╭─ GIVEN INFORMATION

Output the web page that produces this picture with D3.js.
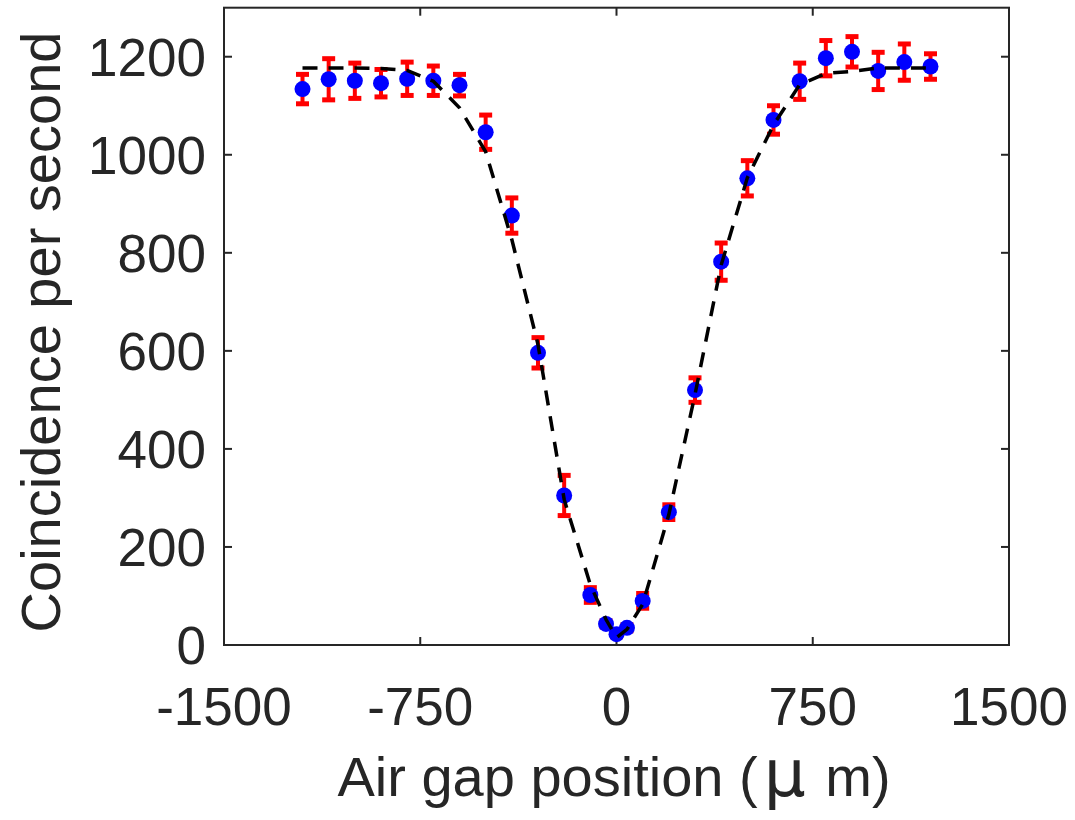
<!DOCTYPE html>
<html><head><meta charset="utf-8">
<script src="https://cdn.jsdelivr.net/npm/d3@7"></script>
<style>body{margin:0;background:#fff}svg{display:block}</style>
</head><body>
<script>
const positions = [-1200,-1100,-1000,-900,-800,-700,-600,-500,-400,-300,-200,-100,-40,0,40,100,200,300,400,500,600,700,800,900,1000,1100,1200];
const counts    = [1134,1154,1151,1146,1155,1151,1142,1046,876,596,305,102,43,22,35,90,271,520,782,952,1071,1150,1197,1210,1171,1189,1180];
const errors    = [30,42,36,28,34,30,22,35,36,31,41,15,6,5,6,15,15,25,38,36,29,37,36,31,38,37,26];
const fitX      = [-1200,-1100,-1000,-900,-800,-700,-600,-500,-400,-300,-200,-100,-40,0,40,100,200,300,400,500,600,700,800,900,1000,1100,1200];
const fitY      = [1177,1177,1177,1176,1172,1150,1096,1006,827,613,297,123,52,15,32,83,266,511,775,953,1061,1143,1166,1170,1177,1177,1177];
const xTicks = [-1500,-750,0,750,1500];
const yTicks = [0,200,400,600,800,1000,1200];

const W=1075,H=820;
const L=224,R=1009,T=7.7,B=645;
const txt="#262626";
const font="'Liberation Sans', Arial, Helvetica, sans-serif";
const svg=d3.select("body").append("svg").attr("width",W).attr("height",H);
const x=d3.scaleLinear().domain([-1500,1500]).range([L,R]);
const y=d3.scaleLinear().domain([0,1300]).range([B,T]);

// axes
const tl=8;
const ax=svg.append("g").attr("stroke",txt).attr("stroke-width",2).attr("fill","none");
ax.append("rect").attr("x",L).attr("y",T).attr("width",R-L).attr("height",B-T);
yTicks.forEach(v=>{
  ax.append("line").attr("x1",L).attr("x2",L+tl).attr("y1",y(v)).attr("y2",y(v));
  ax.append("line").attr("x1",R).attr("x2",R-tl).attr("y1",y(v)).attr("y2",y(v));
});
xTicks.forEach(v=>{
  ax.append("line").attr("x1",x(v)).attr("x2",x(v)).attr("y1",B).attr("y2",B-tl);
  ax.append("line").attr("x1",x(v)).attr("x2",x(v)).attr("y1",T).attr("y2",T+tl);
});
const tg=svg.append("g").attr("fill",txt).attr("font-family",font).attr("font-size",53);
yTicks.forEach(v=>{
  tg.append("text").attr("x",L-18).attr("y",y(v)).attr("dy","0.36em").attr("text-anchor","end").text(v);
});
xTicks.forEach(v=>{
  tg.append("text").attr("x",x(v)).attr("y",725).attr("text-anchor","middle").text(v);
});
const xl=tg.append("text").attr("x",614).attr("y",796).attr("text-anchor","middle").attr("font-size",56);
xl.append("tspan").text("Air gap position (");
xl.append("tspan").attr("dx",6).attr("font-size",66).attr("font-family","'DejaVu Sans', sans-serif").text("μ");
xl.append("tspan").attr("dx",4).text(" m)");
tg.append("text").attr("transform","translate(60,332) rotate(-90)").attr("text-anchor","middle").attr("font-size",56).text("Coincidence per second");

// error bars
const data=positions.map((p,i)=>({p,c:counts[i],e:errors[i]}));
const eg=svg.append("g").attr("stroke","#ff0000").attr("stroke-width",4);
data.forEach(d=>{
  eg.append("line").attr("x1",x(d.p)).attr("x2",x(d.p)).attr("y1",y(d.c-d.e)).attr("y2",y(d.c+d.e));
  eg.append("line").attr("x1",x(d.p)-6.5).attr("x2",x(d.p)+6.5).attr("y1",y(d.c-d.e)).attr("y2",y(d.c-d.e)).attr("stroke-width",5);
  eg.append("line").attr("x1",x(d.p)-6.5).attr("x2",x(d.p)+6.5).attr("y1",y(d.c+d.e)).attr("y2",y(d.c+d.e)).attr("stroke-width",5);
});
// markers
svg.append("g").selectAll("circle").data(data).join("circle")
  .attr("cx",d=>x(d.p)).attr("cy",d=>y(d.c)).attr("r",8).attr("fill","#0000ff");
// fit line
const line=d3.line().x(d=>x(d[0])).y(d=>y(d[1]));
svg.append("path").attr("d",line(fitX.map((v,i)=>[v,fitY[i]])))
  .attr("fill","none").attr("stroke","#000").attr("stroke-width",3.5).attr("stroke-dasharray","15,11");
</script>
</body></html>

╰─

STATED GOAL:
Reproduce each line word for word and drop the pictures.

REPLY:
Output the web page that produces this picture with D3.js.
<!DOCTYPE html>
<html><head><meta charset="utf-8">
<script src="https://cdn.jsdelivr.net/npm/d3@7"></script>
<style>body{margin:0;background:#fff}svg{display:block}</style>
</head><body>
<script>
const positions = [-1200,-1100,-1000,-900,-800,-700,-600,-500,-400,-300,-200,-100,-40,0,40,100,200,300,400,500,600,700,800,900,1000,1100,1200];
const counts    = [1134,1154,1151,1146,1155,1151,1142,1046,876,596,305,102,43,22,35,90,271,520,782,952,1071,1150,1197,1210,1171,1189,1180];
const errors    = [30,42,36,28,34,30,22,35,36,31,41,15,6,5,6,15,15,25,38,36,29,37,36,31,38,37,26];
const fitX      = [-1200,-1100,-1000,-900,-800,-700,-600,-500,-400,-300,-200,-100,-40,0,40,100,200,300,400,500,600,700,800,900,1000,1100,1200];
const fitY      = [1177,1177,1177,1176,1172,1150,1096,1006,827,613,297,123,52,15,32,83,266,511,775,953,1061,1143,1166,1170,1177,1177,1177];
const xTicks = [-1500,-750,0,750,1500];
const yTicks = [0,200,400,600,800,1000,1200];

const W=1075,H=820;
const L=224,R=1009,T=7.7,B=645;
const txt="#262626";
const font="'Liberation Sans', Arial, Helvetica, sans-serif";
const svg=d3.select("body").append("svg").attr("width",W).attr("height",H);
const x=d3.scaleLinear().domain([-1500,1500]).range([L,R]);
const y=d3.scaleLinear().domain([0,1300]).range([B,T]);

// axes
const tl=8;
const ax=svg.append("g").attr("stroke",txt).attr("stroke-width",2).attr("fill","none");
ax.append("rect").attr("x",L).attr("y",T).attr("width",R-L).attr("height",B-T);
yTicks.forEach(v=>{
  ax.append("line").attr("x1",L).attr("x2",L+tl).attr("y1",y(v)).attr("y2",y(v));
  ax.append("line").attr("x1",R).attr("x2",R-tl).attr("y1",y(v)).attr("y2",y(v));
});
xTicks.forEach(v=>{
  ax.append("line").attr("x1",x(v)).attr("x2",x(v)).attr("y1",B).attr("y2",B-tl);
  ax.append("line").attr("x1",x(v)).attr("x2",x(v)).attr("y1",T).attr("y2",T+tl);
});
const tg=svg.append("g").attr("fill",txt).attr("font-family",font).attr("font-size",53);
yTicks.forEach(v=>{
  tg.append("text").attr("x",L-18).attr("y",y(v)).attr("dy","0.36em").attr("text-anchor","end").text(v);
});
xTicks.forEach(v=>{
  tg.append("text").attr("x",x(v)).attr("y",725).attr("text-anchor","middle").text(v);
});
const xl=tg.append("text").attr("x",614).attr("y",796).attr("text-anchor","middle").attr("font-size",56);
xl.append("tspan").text("Air gap position (");
xl.append("tspan").attr("dx",6).attr("font-size",66).attr("font-family","'DejaVu Sans', sans-serif").text("μ");
xl.append("tspan").attr("dx",4).text(" m)");
tg.append("text").attr("transform","translate(60,332) rotate(-90)").attr("text-anchor","middle").attr("font-size",56).text("Coincidence per second");

// error bars
const data=positions.map((p,i)=>({p,c:counts[i],e:errors[i]}));
const eg=svg.append("g").attr("stroke","#ff0000").attr("stroke-width",4);
data.forEach(d=>{
  eg.append("line").attr("x1",x(d.p)).attr("x2",x(d.p)).attr("y1",y(d.c-d.e)).attr("y2",y(d.c+d.e));
  eg.append("line").attr("x1",x(d.p)-6.5).attr("x2",x(d.p)+6.5).attr("y1",y(d.c-d.e)).attr("y2",y(d.c-d.e)).attr("stroke-width",5);
  eg.append("line").attr("x1",x(d.p)-6.5).attr("x2",x(d.p)+6.5).attr("y1",y(d.c+d.e)).attr("y2",y(d.c+d.e)).attr("stroke-width",5);
});
// markers
svg.append("g").selectAll("circle").data(data).join("circle")
  .attr("cx",d=>x(d.p)).attr("cy",d=>y(d.c)).attr("r",8).attr("fill","#0000ff");
// fit line
const line=d3.line().x(d=>x(d[0])).y(d=>y(d[1]));
svg.append("path").attr("d",line(fitX.map((v,i)=>[v,fitY[i]])))
  .attr("fill","none").attr("stroke","#000").attr("stroke-width",3.5).attr("stroke-dasharray","15,11");
</script>
</body></html>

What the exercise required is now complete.